Many years ago, I read and participated in Julia Cameron’s famous book The Artist’s Way. There are two habits from her book that still serve me well now in tilling the soil of my inner life. The first is morning pages. This is a free-write exercise intended to be done first thing when you get up in the morning. Her instruction is to do three longhand pages without thinking or planning what you mean to say. You are not “trying” to write about anything. When I find myself in a rut or feel the clouds of depression clinging around the edges, morning pages are a dynamic way to jumpstart change. It’s remarkable how having a brain-dump can clear away some of the mental cobwebs and lead new clarity. My hands aren’t always well enough to write out the pages long-form, don’t let the method of writing keep you from this helpful practice. Commit to trying it for a minimum of five days in a row, first thing when you get up in the day, and see what new things are in store. You may find topics emerging in your writing or later in your thoughts that you wouldn’t have come to without opening this channel.
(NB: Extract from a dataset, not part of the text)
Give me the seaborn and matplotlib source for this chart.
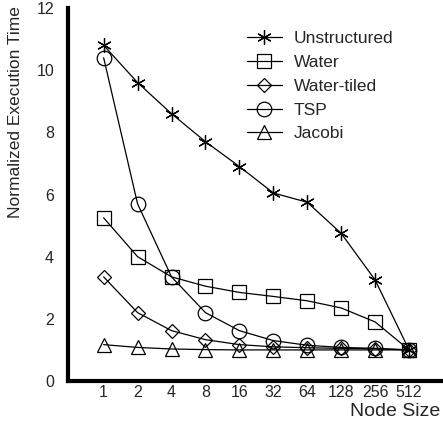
import matplotlib
matplotlib.use("Agg")
import matplotlib.pyplot as plt
import seaborn as sns
import pandas as pd

node_sizes = ["1", "2", "4", "8", "16", "32", "64", "128", "256", "512"]
unstructured = [10.8, 9.6, 8.6, 7.7, 6.9, 6.05, 5.75, 4.75, 3.25, 1.0]
water = [5.25, 4.0, 3.35, 3.05, 2.85, 2.72, 2.58, 2.35, 1.9, 1.0]
water_tiled = [3.35, 2.2, 1.62, 1.33, 1.17, 1.1, 1.07, 1.05, 1.04, 1.0]
tsp = [10.4, 5.7, 3.35, 2.2, 1.62, 1.3, 1.15, 1.08, 1.05, 1.0]
jacobi = [1.17, 1.08, 1.03, 1.01, 1.0, 1.0, 1.0, 1.0, 1.0, 1.0]
series_names = ["Unstructured", "Water", "Water-tiled", "TSP", "Jacobi"]
y_ticks = [0, 2, 4, 6, 8, 10, 12]

sns.set_style("white")
plt.rcParams['font.family'] = ['Liberation Sans', 'DejaVu Sans']

rows = []
for name, vals in zip(series_names, [unstructured, water, water_tiled, tsp, jacobi]):
    for i, v in enumerate(vals):
        rows.append({"series": name, "idx": i, "value": v})
df = pd.DataFrame(rows)

markers = {"Unstructured": (6, 2, 0), "Water": "s", "Water-tiled": "D",
           "TSP": "o", "Jacobi": "^"}
sizes = {"Unstructured": 10.5, "Water": 10, "Water-tiled": 7.5, "TSP": 10.5, "Jacobi": 10.5}

fig = plt.figure(figsize=(4.43, 4.24), dpi=100)
ax = fig.add_axes([68/443, 1 - 381/424, 374/443, 373/424])

for name in series_names:
    sub = df[df["series"] == name]
    sns.lineplot(data=sub, x="idx", y="value", ax=ax, color="black", lw=0.9,
                 marker=markers[name], markersize=sizes[name],
                 markerfacecolor="none", markeredgecolor="black",
                 markeredgewidth=0.9, label=name)

ax.set_xlim(-1.05, 9.97)
ax.set_ylim(0, 12)
ax.set_xticks(range(len(node_sizes)))
ax.set_xticklabels(node_sizes)
ax.set_yticks(y_ticks)
ax.set_yticklabels([str(t) for t in y_ticks])
ax.tick_params(axis="both", length=0, labelsize=11.5)
ax.tick_params(axis="x", pad=3)
ax.tick_params(axis="y", pad=10)
for s in ["top", "right"]:
    ax.spines[s].set_visible(False)
for s in ["left", "bottom"]:
    ax.spines[s].set_linewidth(3)
    ax.spines[s].set_color("black")
ax.set_xlabel("")
ax.set_ylabel("")
fig.text(16/443, 1 - 112/424, "Normalized Execution Time", fontsize=12.5,
         rotation=90, ha="center", va="center")
fig.text(440/443, 1 - 411/424, "Node Size", fontsize=14, ha="right", va="center")

leg = ax.legend(loc="upper left", bbox_to_anchor=(172/374, 1 - 16/373), frameon=False,
                fontsize=12.5, handlelength=2.0, labelspacing=0.5, handletextpad=0.7,
                borderaxespad=0)
fig.savefig("out.png", dpi=100)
Finally, the last habit I’ll mention, also from Cameron’s book is the idea of artist’s dates. These used to be physical dates that I’d take myself on, places I’d go to that would move or inspire me – help me think creatively, see a new vantage point, or get my creative juices flowing. Examples of places I might go on my artist’s dates: the Japanese gardens, an art gallery or museum, local shops that sell creative jewelry and crafts, holiday window displays, and places or events that help me have my own creative leaps. I now “shop” for artist dates online. I set aside time to specifically look for threads on Redit, boards on Pinterest, designers’ websites to look up. I subscribe to magazines that help me be immersed in subjects that light me up and think of things from new perspectives.
Each of these methods feeds the others, this often leads to thoughts that come up in my morning pages, or a podcast idea to search, that leads me to an article to pin for later, etc. That’s how I sustain the flow ideas and information. This topic, in particular, could go on and get rather long-winded. For more ideas, check out the post on How do You Find Fulfillment with Chronic Illness? Things like a gratitude practice and a contemplative or prayer practice cannot be discounted. A rich inner life is not a given. It takes work to cultivate but it is rewarding and helps me feel engaged and connected when there are otherwise large swaths of time when it is easy for me to feel mostly depressed and isolated. I do not claim to be living a “life of the mind.” There are some days that are body only. But I do work to feed my inner life and develop a world there that is a place of refuge. What about you – what’s inspiring you? What’s feeding your inner life? What helps you stay well on the inside?